In July of 1941 a man escaped from Bunker number 12 at Auschwitz, the infamous German prison camp. The remaining men of Bunker 12, those who survived to tell us, were led out and for an entire day they were made to stand in the sun without food and without water. But the escapee was not found. This was really bad news for the rest of those men because in order to discourage escapes, Auschwitz had a rule that if one man escaped ten other men would die in retaliation. Eyewitnesses reported that Karl Fritz, the commandant, screamed these words, "The fugitive has not been found. You will all pay for this. Ten of you will be locked in the starvation bunker without food or water until you die." A guard called out the names of ten men who had been chosen to die because of the escape. One of these men was a Polish sergeant who had been in prison for helping the Polish resistance. As his name was called, he couldn't help but sort of cry of anguish, and it's reported that he cried out, "My poor wife. My poor children. What will they do?" Suddenly, another prisoner silently stepped forward and took off his cap, stood before the commandant and said, "Let me take his place. I'm old. He has a wife and children." To everyone's amazement, the commandant agreed and accepted the offer. Maximilian, as he was called, and nine others were sent to starve to death. Within two weeks their bodies were thrown in a heap and burned. The sergeant whose life was spared later wrote these words, "I could only thank him with my eyes. I was stunned and could hardly grasp what was going on; the immensity of it. I, the condemned, and to live; and someone else willingly and voluntarily offers his life for me, a stranger. I was saved." In 1995 that Polish sergeant whose life was spared celebrated his 95th birthday. For over fifty years, every morning he opened his eyes, he was confronted with the reality that he was alive because someone else volunteered to take his place.

The Old Testament sacrificial system reminds each of us that our names were on the divine list of those appointed to eternal punishment. And our only hope was for a substitute; someone to step forward and voluntarily take the wrath of God in our place. And folks, everyday from now to eternity you and I should be confronted with the reality that we live because the eternal Son of God volunteered to take our place. Do you really understand what was happening that day outside the walls of Jerusalem? Jesus offered the sacrifice to God to end all sacrifices.

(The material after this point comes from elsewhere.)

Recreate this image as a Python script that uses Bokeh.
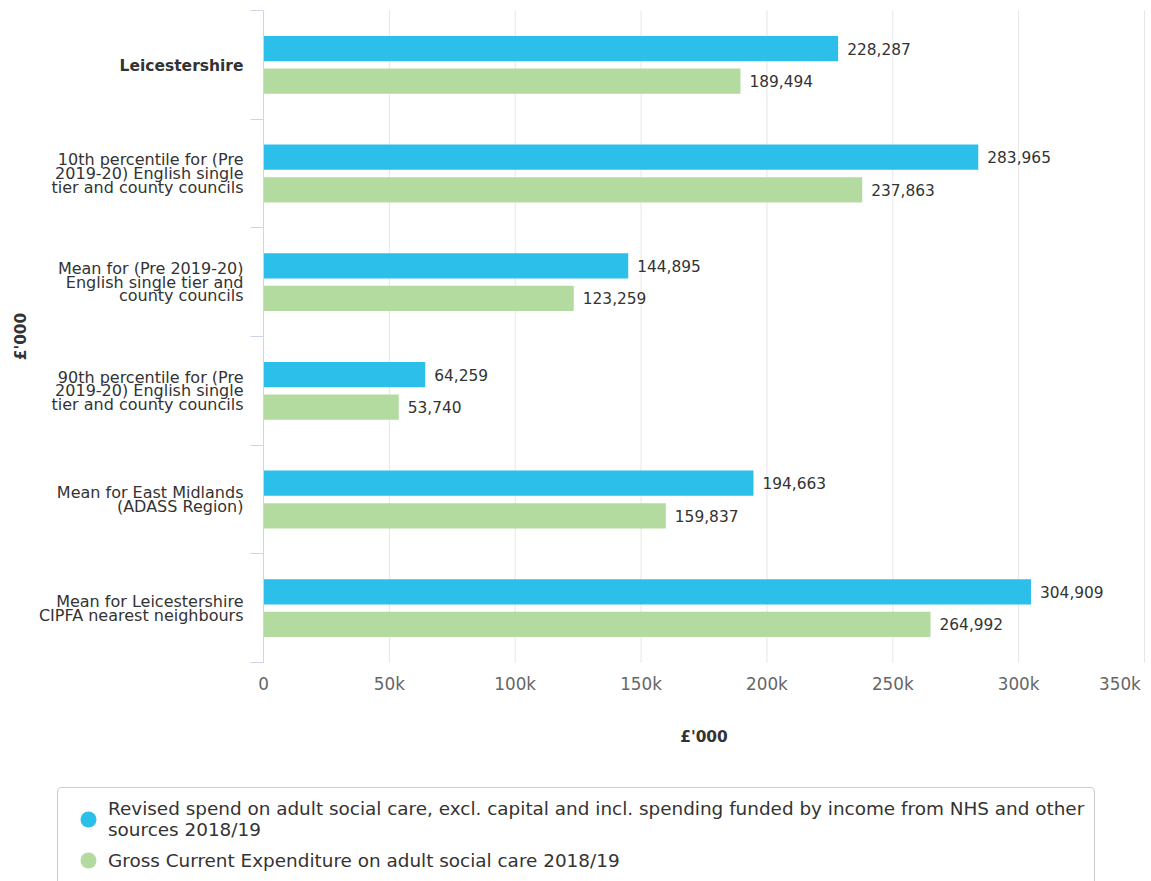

He laid down His life for us. The Great High Priest willingly became the sacrifice. And it wasn't just any sacrifice. It was the ultimate sacrifice because it was a complete satisfaction of the justice and wrath of God. He was the perfect substitute, a voluntary human being in our place. And it was a permanent solution never to be redone again. Let's pray together.

Our Father, we thank you for such an amazing picture of grace. Lord, we thank you for that system that was part of the Old Testament that so clearly presented the reality of sin, and the reality of substitution, and the reality of forgiveness. Father we thank you that that system is done. That you've put away the first – all of that sacrificial system, in order to establish the second – the sacrifice of the body of Christ forever. For all of time. For everyone who will repent and believe. Father how could we ever thank you enough for such amazing love? Amazing love! How can it be, that Thou, my God, shouldst die for me? Father help us who know you, who have come to know you through Your Son, may our love for Christ be reignited. May our devotion to Him and willingness to obey Him be stirred by these things. And Father I do pray, undoubtedly there's someone here this morning, perhaps raised in the church, perhaps new to it, who has never come to benefit from the sacrifice of Christ. Father help that person to see that if they cling to their sin, if they refuse to turn in faith and repentance to Jesus Christ, that they will pay eternally. I pray that even today they would receive Christ as Lord and as Savior. I pray all of this in Jesus' Name, for His sake, Amen.